Qualitative research: we conducted shadowing and in-depth interviews with employees to understand the real-world experience and provide context to their working styles and behaviours. This included learning from their thoughts, beliefs, needs, pain points, motivations, behaviours, in their daily life.

Synthesis: next, we digested the qualitative data generated through the research and analysed the material for behavioural patterns and insights. We then translated these insights into personas to help communicate key user needs and behaviours.

Co-creation: we facilitated focused and energetic idea generation sessions to co-create methods and concepts for the organisation. We initiated constructive discussions and brought various ideas to the table, reaching a considerable number of conclusions. We had the client team members decide what was important to them and what they wanted to focus on.

Implementation: by clustering all the ideas from the workshops, we prioritized concepts and defined an implementation roadmap. Together with the client, we implemented the prioritised concepts based on effort and impact.

The team was inspired to transform the organisation in order to empower every single employee. They discovered they could achieve considerably more if they reduced the need for control and micromanagement, allowing them to redistribute their capabilities for greater productivity. They radically re-organised their teams; leveraging their abilities and competencies, abolishing well-established hierarchies and silos, and implementing new procedures and regulations to support their new ways of working.

What we learned

 

As moderators and facilitators, we provided the tools and methodologies, but in the end, our client’s team felt empowered enough to lead the way to organisational change. Through our process, we discovered a few indispensable learnings:

1. Make the effort to understand the people that work with you. To define and implement a conceptual model that fits, it is simply not enough to apply any given framework and assume the organisation will simply respond in the way intended. You have to be flexible to the different ways you can create change, that is personalized to the needs of your employees.

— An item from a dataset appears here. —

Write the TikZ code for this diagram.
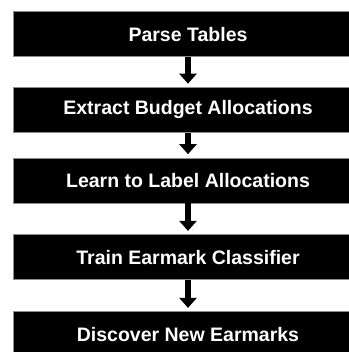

2. Ask the right questions. Most re-organisation projects are focused on cost reduction, which limits opportunities for real change as well as the potential for business value creation. If you want to know how best to unlock the potential of your people, you need to understand what tools they need to keep them engaged and what they need to execute their work properly.

3. Don’t expect a walk in the park. Adopting new methodologies to support a transition from outdated structures is not an easy endeavour. In the process, organisations learn that they have to communicate a lot more, and they have to collaborate and ideate together with employees from multiple divisions and silos. This is especially harder for legacy organisations that are slower to implement new programmes and initiatives, as people will need to unlearn old behaviours and be open to new mindsets and processes.

Now the answer to the question: Was it worth it?

 

After the project ended, the client asked employees if they are proud to be part of the team. The employees responded with how inclusive and authentic the community had become and that there is now the trust and support they need to feel valued. Ultimately, it is now a team that manages to bring their whole self to work and by doing so, they are bringing business value as well. That sounds like a worthwhile outcome to us.